China also undertook measures to develop "lateral economic ties," that is, economic cooperation across regional and institutional boundaries. Until the late 1970s, China's planned economy had encouraged regional and organizational autarky, whereby enterprises controlled by a local authority found it almost impossible to do business with other enterprises not controlled by the same institution, a practice that resulted in economic waste and inefficiency. Lateral economic cooperation broke down some barriers in the sectors of personnel, resources, capital, technical expertise, and procurement and marketing of commodities. In order to promote increased and more efficient production and distribution of goods among regions and across institutional divisions, ties were encouraged among producers of raw and semifinished materials and processing enterprises, production enterprises and research units (including colleges and universities), civilian and military enterprises, various transportation entities, and industrial, agricultural, commercial, and foreign trade enterprises.

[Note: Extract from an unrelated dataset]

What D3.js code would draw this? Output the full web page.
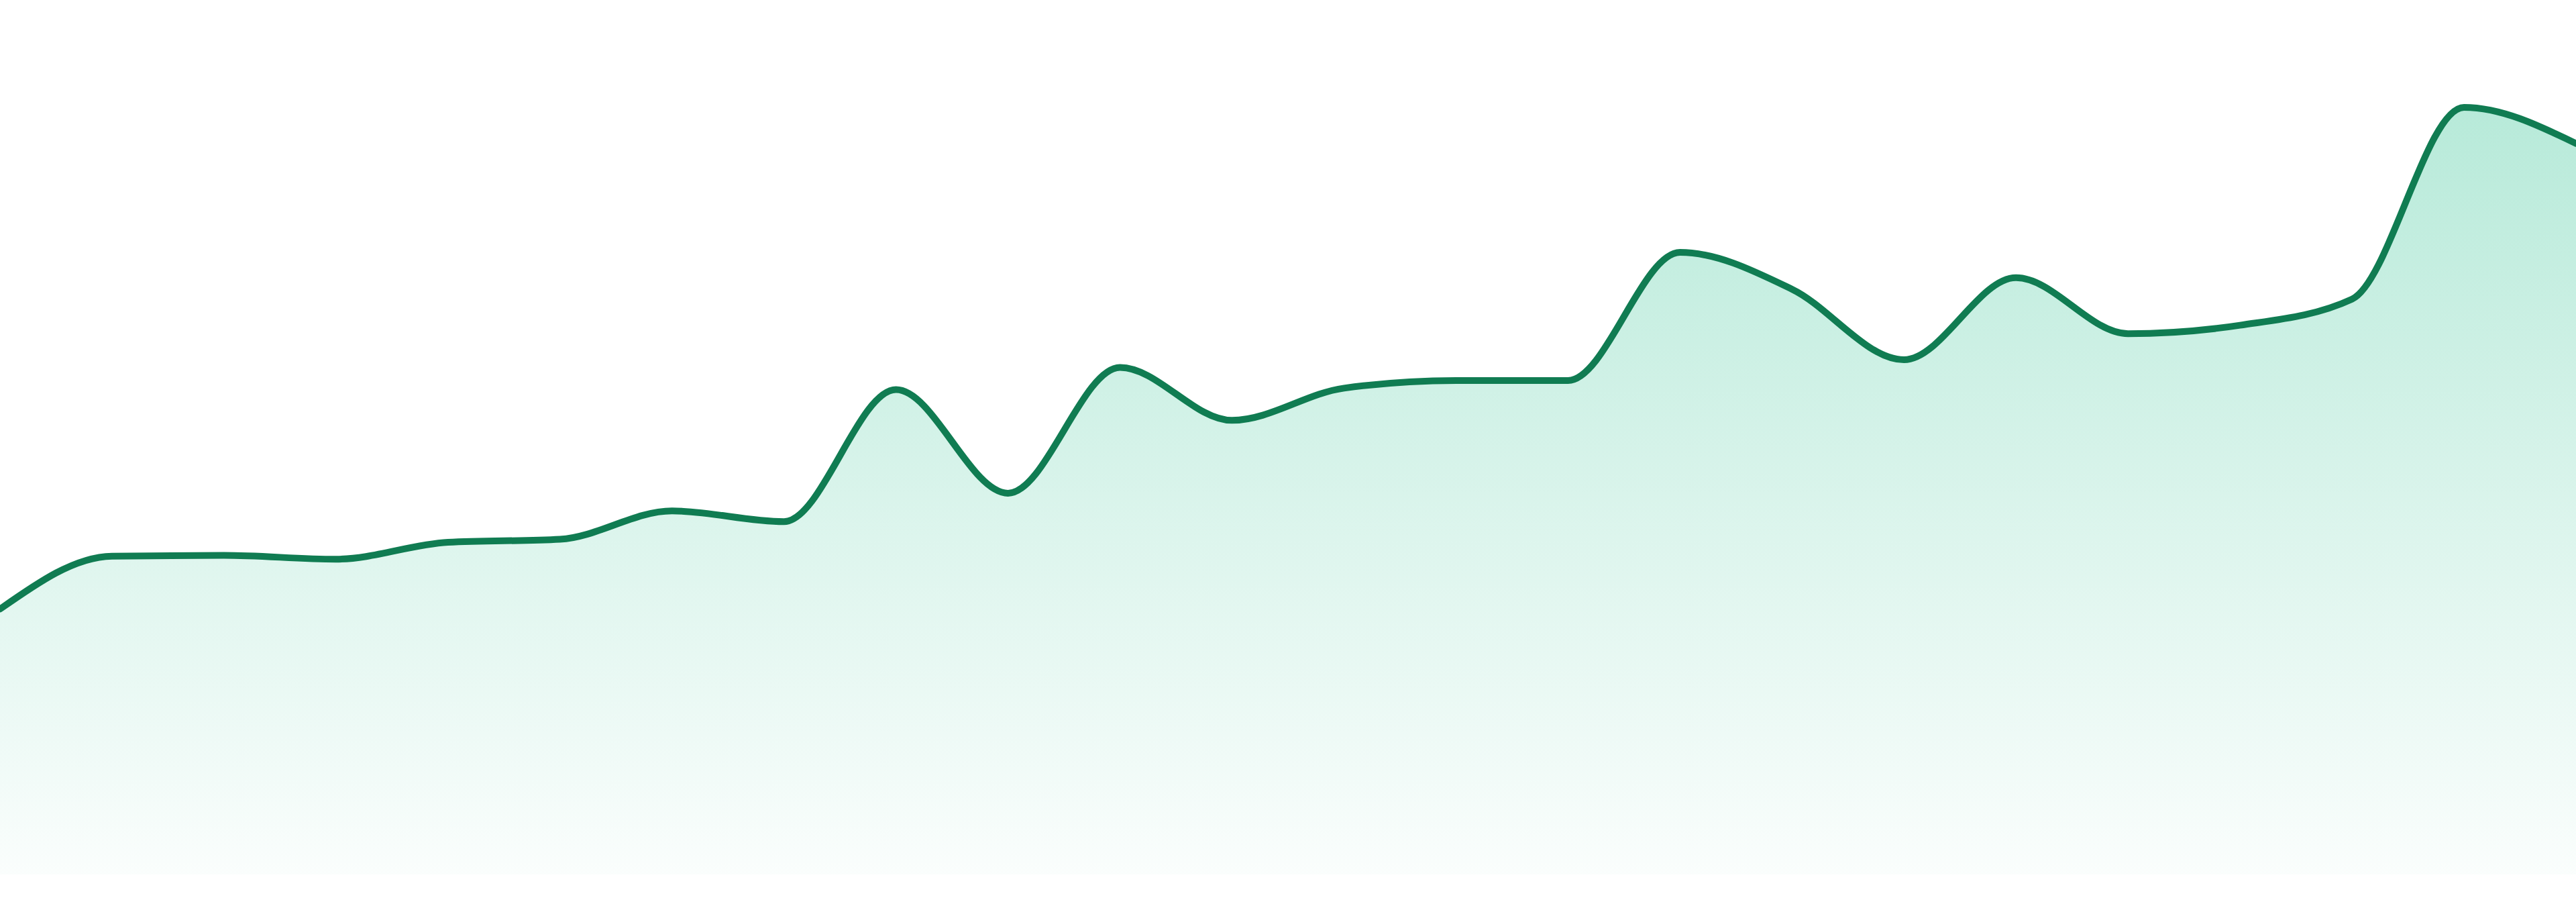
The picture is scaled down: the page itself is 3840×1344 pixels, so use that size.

A multitiered network of transregional economic cooperation associations also was established. The Seventh Five-Year Plan (1986-90) divided China into three regions--eastern, central, and western, each with its own economic development plans. In addition to the three major regions, three echelons of economic cooperation zones were created. The first echelon--national-level economic development zones--cut across several provincial-level boundaries and linked major economic areas. Among these were the Shanghai Economic Zone, the Northeastern Economic Zone, the energy production bases centering on Shanxi Province, the Beijing-Tianjin-Tangshan Economic Zone, and the Southwestern Economic Zone. The second-echelon network linked provincial-level capitals with designated ports and cities along vital communication lines and included the Huaihai Economic Zone (consisting of fifteen coastal prefectures and cities in Jiangsu, Anhui, Henan, and Shandong provinces) and the Zhu Jiang Delta Economic Zone centered on the southern city of Guangzhou. The third tier of zones centered on provincial-level capitals and included the Nanjing Regional Economic Cooperation Association. Smaller-scale lateral economic ties below the provincial level, among prefectures, counties, and cities, also were formed.